*DIRECTIVE*:
Quote the listing in full, exactly as given, minus any pictures.

*DATASET EXCERPT*:
--------------------

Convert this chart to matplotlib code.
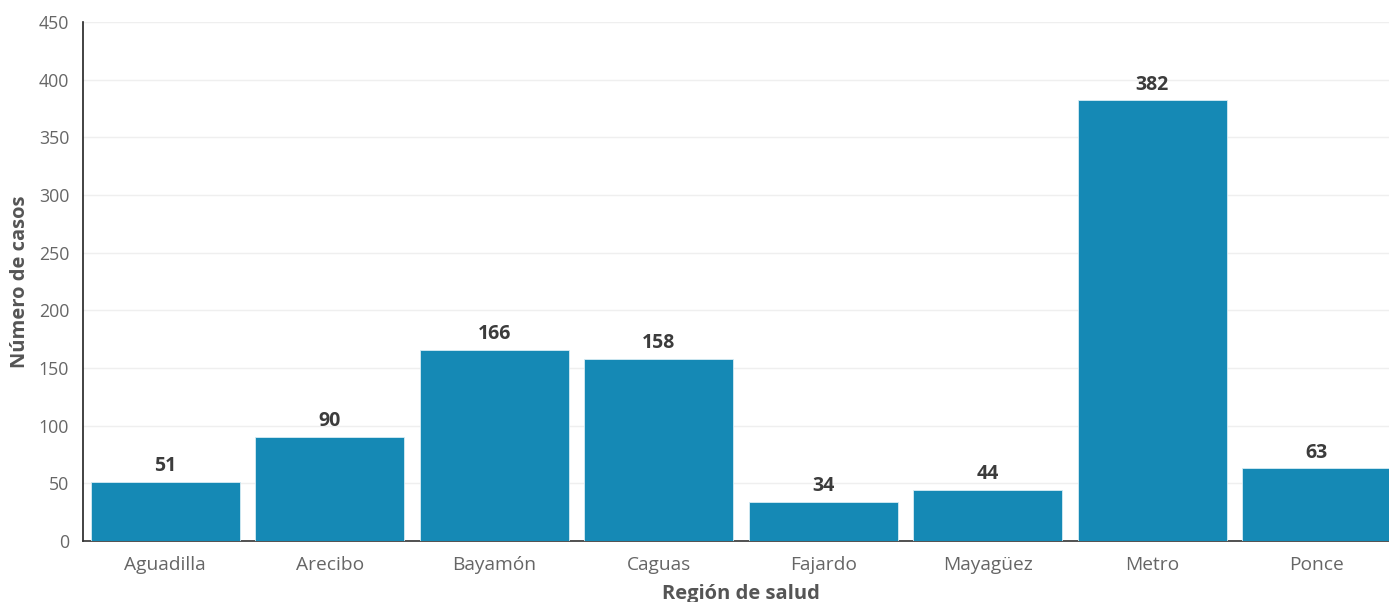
import matplotlib
matplotlib.use("Agg")
import matplotlib.pyplot as plt

regiones = ["Aguadilla", "Arecibo", "Bayamón", "Caguas", "Fajardo", "Mayagüez", "Metro", "Ponce"]
casos = [51, 90, 166, 158, 34, 44, 382, 63]
yticks = [0, 50, 100, 150, 200, 250, 300, 350, 400, 450]

plt.rcParams["font.family"] = ["Open Sans", "DejaVu Sans"]

fig = plt.figure(figsize=(13.89, 6.02), dpi=100)
ax = fig.add_axes([83 / 1389, 61 / 602, 1316 / 1389, 519 / 602])

x = range(len(regiones))
bars = ax.bar(x, casos, width=0.905, color="#1589B5", edgecolor="#d6ecf4",
              linewidth=0.6, zorder=3)

for xi, v in zip(x, casos):
    ax.text(xi, v + 5, str(v), ha="center", va="bottom", fontsize=14,
            fontweight="bold", color="#3c3c3c")

ax.set_xlim(-0.5, len(regiones) - 0.5)
ax.set_ylim(0, 450)
ax.set_yticks(yticks)
ax.set_xticks(list(x))
ax.set_xticklabels(regiones, fontsize=13.8)
ax.yaxis.grid(True, color="#efefef", linewidth=1, zorder=0)
ax.xaxis.grid(False)

for side in ("top", "right"):
    ax.spines[side].set_visible(False)
ax.spines["left"].set_color("#222222")
ax.spines["bottom"].set_color("#333333")
ax.spines["left"].set_linewidth(1.2)
ax.spines["bottom"].set_linewidth(1.2)

ax.tick_params(axis="both", length=0, labelcolor="#666666")
ax.tick_params(axis="y", pad=10, labelsize=12.8)
ax.tick_params(axis="x", pad=11)

ax.set_ylabel("Número de casos", fontsize=14.5, fontweight="bold", color="#555555")
ax.yaxis.set_label_coords(-63 / 1316, 0.5)
ax.set_xlabel("Región de salud", fontsize=14.5, fontweight="bold", color="#555555", labelpad=5)
ax.xaxis.set_label_coords((741 - 83) / 1316, -53 / 519)
ax.xaxis.label.set_va("center")
ax.yaxis.label.set_va("center")

fig.savefig("out.png", dpi=100)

--------------------

*ANSWER IN FULL*:
Convert this chart to matplotlib code.
import matplotlib
matplotlib.use("Agg")
import matplotlib.pyplot as plt

regiones = ["Aguadilla", "Arecibo", "Bayamón", "Caguas", "Fajardo", "Mayagüez", "Metro", "Ponce"]
casos = [51, 90, 166, 158, 34, 44, 382, 63]
yticks = [0, 50, 100, 150, 200, 250, 300, 350, 400, 450]

plt.rcParams["font.family"] = ["Open Sans", "DejaVu Sans"]

fig = plt.figure(figsize=(13.89, 6.02), dpi=100)
ax = fig.add_axes([83 / 1389, 61 / 602, 1316 / 1389, 519 / 602])

x = range(len(regiones))
bars = ax.bar(x, casos, width=0.905, color="#1589B5", edgecolor="#d6ecf4",
              linewidth=0.6, zorder=3)

for xi, v in zip(x, casos):
    ax.text(xi, v + 5, str(v), ha="center", va="bottom", fontsize=14,
            fontweight="bold", color="#3c3c3c")

ax.set_xlim(-0.5, len(regiones) - 0.5)
ax.set_ylim(0, 450)
ax.set_yticks(yticks)
ax.set_xticks(list(x))
ax.set_xticklabels(regiones, fontsize=13.8)
ax.yaxis.grid(True, color="#efefef", linewidth=1, zorder=0)
ax.xaxis.grid(False)

for side in ("top", "right"):
    ax.spines[side].set_visible(False)
ax.spines["left"].set_color("#222222")
ax.spines["bottom"].set_color("#333333")
ax.spines["left"].set_linewidth(1.2)
ax.spines["bottom"].set_linewidth(1.2)

ax.tick_params(axis="both", length=0, labelcolor="#666666")
ax.tick_params(axis="y", pad=10, labelsize=12.8)
ax.tick_params(axis="x", pad=11)

ax.set_ylabel("Número de casos", fontsize=14.5, fontweight="bold", color="#555555")
ax.yaxis.set_label_coords(-63 / 1316, 0.5)
ax.set_xlabel("Región de salud", fontsize=14.5, fontweight="bold", color="#555555", labelpad=5)
ax.xaxis.set_label_coords((741 - 83) / 1316, -53 / 519)
ax.xaxis.label.set_va("center")
ax.yaxis.label.set_va("center")

fig.savefig("out.png", dpi=100)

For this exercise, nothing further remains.